Simple Backup 4.71
Confusing download identity
Simple Backup suffers from a bit of an identity crisis. The program comes from Veritas, a company well known for enterprise-level software. However, another company, Stomp, handles Simple Backup's distribution and support. The main interface of the product is branded with the Stomp name, but the copyright and license agreement say Veritas.
You can buy Simple Backup online from Stomp, but before you do, check the list of supported devices. Simple Backup works only with CD-R/RW drives. It won't work with removable drives (such as Iomega Jaz and Zip drives), tape drives, or other hard drives. Also, you must download the PDF manual from Stomp, since one is not included with the program. Then again, Simple Backup is so easy to use, the manual is almost unnecessary.
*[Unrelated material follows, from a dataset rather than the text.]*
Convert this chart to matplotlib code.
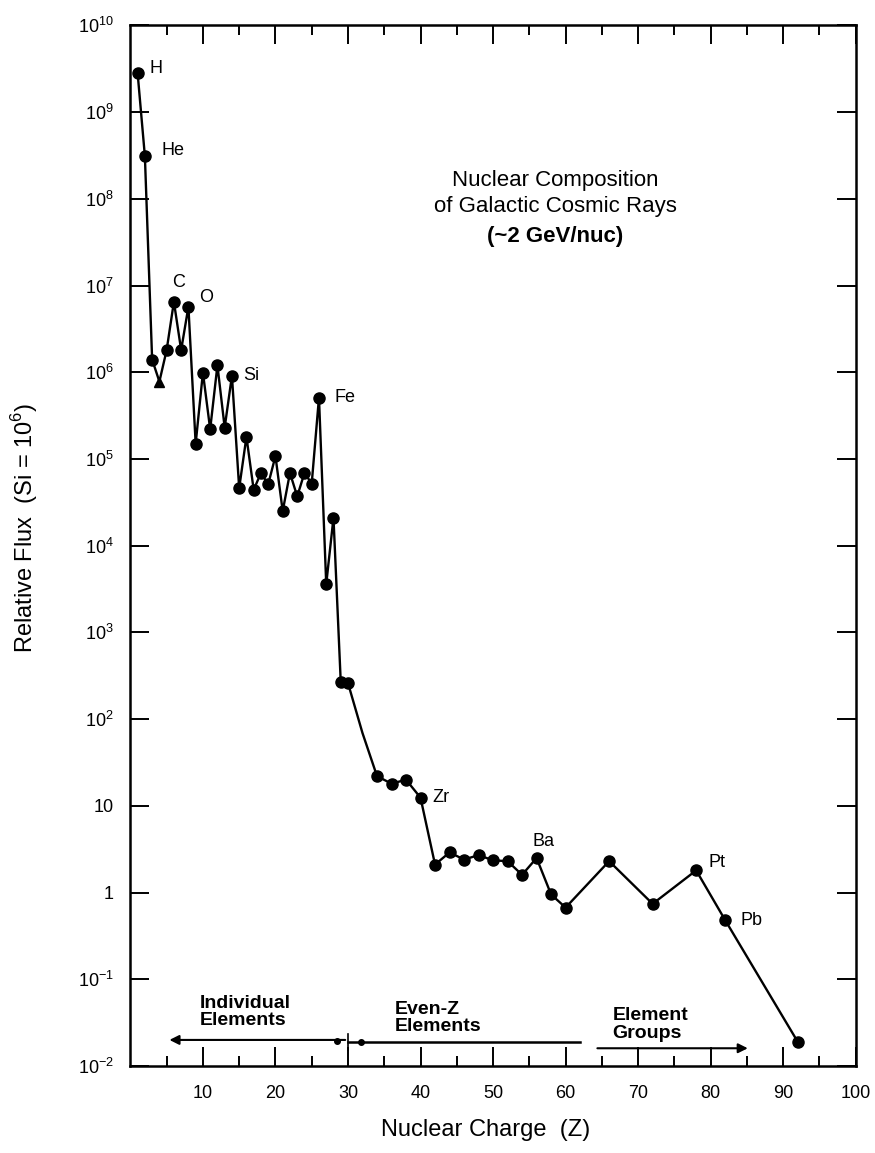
import matplotlib.pyplot as plt
import matplotlib.transforms as mtransforms
from matplotlib.ticker import FixedLocator, NullLocator

# nuclear charge and relative flux (Si = 10^6)
Z = [1, 2, 3, 4, 5, 6, 7, 8, 9, 10, 11, 12, 13, 14, 15, 16, 17, 18, 19, 20,
     21, 22, 23, 24, 25, 26, 27, 28, 29, 30, 32, 34, 36, 38, 40, 42, 44, 46,
     48, 50, 52, 54, 56, 58, 60, 66, 72, 78, 82, 92]
flux = [2.8e9, 3.1e8, 1.4e6, 7.8e5, 1.8e6, 6.5e6, 1.8e6, 5.7e6, 1.5e5, 9.9e5,
        2.2e5, 1.2e6, 2.3e5, 9.1e5, 4.6e4, 1.8e5, 4.4e4, 6.9e4, 5.1e4, 1.08e5,
        2.5e4, 6.9e4, 3.7e4, 6.9e4, 5.2e4, 5.1e5, 3.6e3, 2.1e4, 2.7e2, 2.6e2,
        69, 22, 18, 20, 12.4, 2.1, 2.9, 2.4, 2.7, 2.35,
        2.3, 1.6, 2.5, 0.95, 0.67, 2.3, 0.74, 1.8, 0.48, 0.019]
triangle_z = [4]        # Be drawn as triangle
no_marker_z = [32]      # bend in the line, no point

# element labels: name, Z, offset in pixels
labels = [('H', 1, (12, 5)), ('He', 2, (17, 6)), ('C', 6, (-2, 19)),
          ('O', 8, (11, 9)), ('Si', 14, (11, 0)), ('Fe', 26, (16, 0)),
          ('Zr', 40, (12, 0)), ('Ba', 56, (-4, 17)), ('Pt', 78, (12, 8)),
          ('Pb', 82, (15, 0))]

# element ranges along the bottom
groups = ['Individual\nElements', 'Even-Z\nElements', 'Element\nGroups']
group_text_x = [9.5, 36.5, 66.5]
group_text_y = [0.052, 0.046, 0.040]
group_span = [(30, 5), (30, 62), (64, 85.5)]
group_line_y = [0.025, 0.023, 0.017]

ytick_vals = [10.0 ** k for k in range(-2, 11)]
ytick_labels = ['10$^{-2}$', '10$^{-1}$', '1', '10'] + \
               ['10$^{%d}$' % k for k in range(2, 11)]
xtick_vals = [10, 20, 30, 40, 50, 60, 70, 80, 90, 100]

plt.rcParams['font.family'] = ['Liberation Sans', 'DejaVu Sans']
plt.rcParams['mathtext.fontset'] = 'custom'
plt.rcParams['mathtext.rm'] = 'Liberation Sans'

fig = plt.figure(figsize=(8.75, 11.53), dpi=100)
ax = fig.add_axes([0.149, 0.0755, 0.829, 0.9025])

ax.plot(Z, flux, color='black', lw=1.7, zorder=2)
cz = [z for z in Z if z not in triangle_z + no_marker_z]
cf = [f for z, f in zip(Z, flux) if z not in triangle_z + no_marker_z]
ax.plot(cz, cf, 'o', color='black', ms=8, zorder=3)
tz = [z for z in Z if z in triangle_z]
tf = [f for z, f in zip(Z, flux) if z in triangle_z]
ax.plot(tz, tf, '^', color='black', ms=7, zorder=3)

for name, z, off in labels:
    ax.annotate(name, xy=(z, flux[Z.index(z)]), xytext=off,
                textcoords='offset pixels', fontsize=13,
                ha='left', va='center')

ax.set_yscale('log')
ax.set_ylim(1e-2, 1e10)
ax.set_xlim(0, 100)
ax.yaxis.set_major_locator(FixedLocator(ytick_vals))
ax.yaxis.set_minor_locator(NullLocator())
ax.set_yticklabels(ytick_labels)
ax.set_xticks(xtick_vals)
ax.set_xticklabels([str(v) for v in xtick_vals])
ax.xaxis.set_minor_locator(FixedLocator([v - 5 for v in xtick_vals]))

ax.tick_params(which='major', direction='in', top=True, right=True,
               length=14, width=1.4, labelsize=13, pad=12)
ax.tick_params(which='minor', direction='in', top=True, right=True,
               length=7, width=1.4)
ax.tick_params(axis='x', which='major', pad=14)
for s in ax.spines.values():
    s.set_linewidth(1.8)

ax.set_ylabel('Relative Flux  (Si = 10$^6$)', fontsize=17)
ax.yaxis.set_label_coords(-0.125, 0.517)
ax.set_xlabel('Nuclear Charge  (Z)', fontsize=17)
ax.xaxis.set_label_coords(0.49, -0.062)
ax.xaxis.label.set_va('center')

ax.text(0.586, 0.851, 'Nuclear Composition', transform=ax.transAxes,
        ha='center', va='center', fontsize=16)
ax.text(0.586, 0.826, 'of Galactic Cosmic Rays', transform=ax.transAxes,
        ha='center', va='center', fontsize=16)
ax.text(0.586, 0.797, '(~2 GeV/nuc)', transform=ax.transAxes,
        ha='center', va='center', fontsize=16, fontweight='bold')

trans = mtransforms.blended_transform_factory(ax.transData, ax.transAxes)
for txt, tx, ty in zip(groups, group_text_x, group_text_y):
    ax.text(tx, ty, txt, transform=trans, ha='left', va='center',
            fontsize=14, fontweight='bold', linespacing=1.05)

# Individual elements: arrow to the left
(a0, a1), yl = group_span[0], group_line_y[0]
ax.annotate('', xy=(a1, yl), xytext=(a0, yl), xycoords=trans, textcoords=trans,
            arrowprops=dict(arrowstyle='-|>', color='black', lw=1.5,
                            mutation_scale=14))
# Even-Z elements: plain line
(b0, b1), yl = group_span[1], group_line_y[1]
ax.plot([b0, b1], [yl, yl], color='black', lw=1.8, transform=trans)
ax.plot([b0, b0], [yl - 0.008, yl + 0.008], color='black', lw=1.2,
        transform=trans)
ax.plot([b0 - 1.5, b0 + 1.8], [yl + 0.001, yl], 'o', color='black', ms=4,
        transform=trans)
# Element groups: arrow to the right
(c0, c1), yl = group_span[2], group_line_y[2]
ax.annotate('', xy=(c1, yl), xytext=(c0, yl), xycoords=trans, textcoords=trans,
            arrowprops=dict(arrowstyle='-|>', color='black', lw=1.5,
                            mutation_scale=14))

fig.savefig('out.png', dpi=100)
Straightforward backup and restoration
Simple Backup's opening screen displays only five choices: full or partial backup, restoration from one of those two, plus the option to create a set of disaster recovery disks. Whatever your choice, wizards guide you along.
At one point, unfortunately, Simple Backup loses focus. When the program asks you to select a backup device, all the CD drives present on your system show up--whether they are writable drives or not. The not-so-bright wizard, hence, will let you try to burn a CD on a regular CD-ROM. When we tested this, after 20 seconds of spinning a blank disc, Simple Backup reported that the media was damaged. This happened on both a Windows 2000 and an XP machine.
When it's time to restore the files, both the Full Restore and the Custom (partial) Restore wizards lead you every step of the way. If you need to restore only a file or two, however, you won't be able to grab them from a full set of backup disks; you may want to do a full backup and stash it somewhere for emergencies, then do partial backups for more frequent saving of your data. You can also do a complete system restore, not only to the original computer, but to any computer equipped with a CD drive.
What's extra and what's missing
Simple Backup makes Disaster Recovery disks that you can use to boot a computer after a disaster has wiped out the hard drive. Using Disaster Recovery will allow you to exactly re-create your computer's operating environment, even on another hard drive, after something bad happens.
What's missing from Simple Backup is the ability to make incremental backups, that is, saving only those files that have changed since your last backup, as Retrospect does. Producing only full backups means that the actual process with Simple Backup takes longer than with most of the other products we reviewed.
On a scale that runs from easy to use to fully featured, Simple Backup is solidly the former. While power users may not like it because of the things it lacks, for others, it may the app that turns them into backup fanatics. However, for a few extra dollars, you'll have more features and still enjoy an easy-to-use yet full-featured backup with our Editors' Choice, GoBack.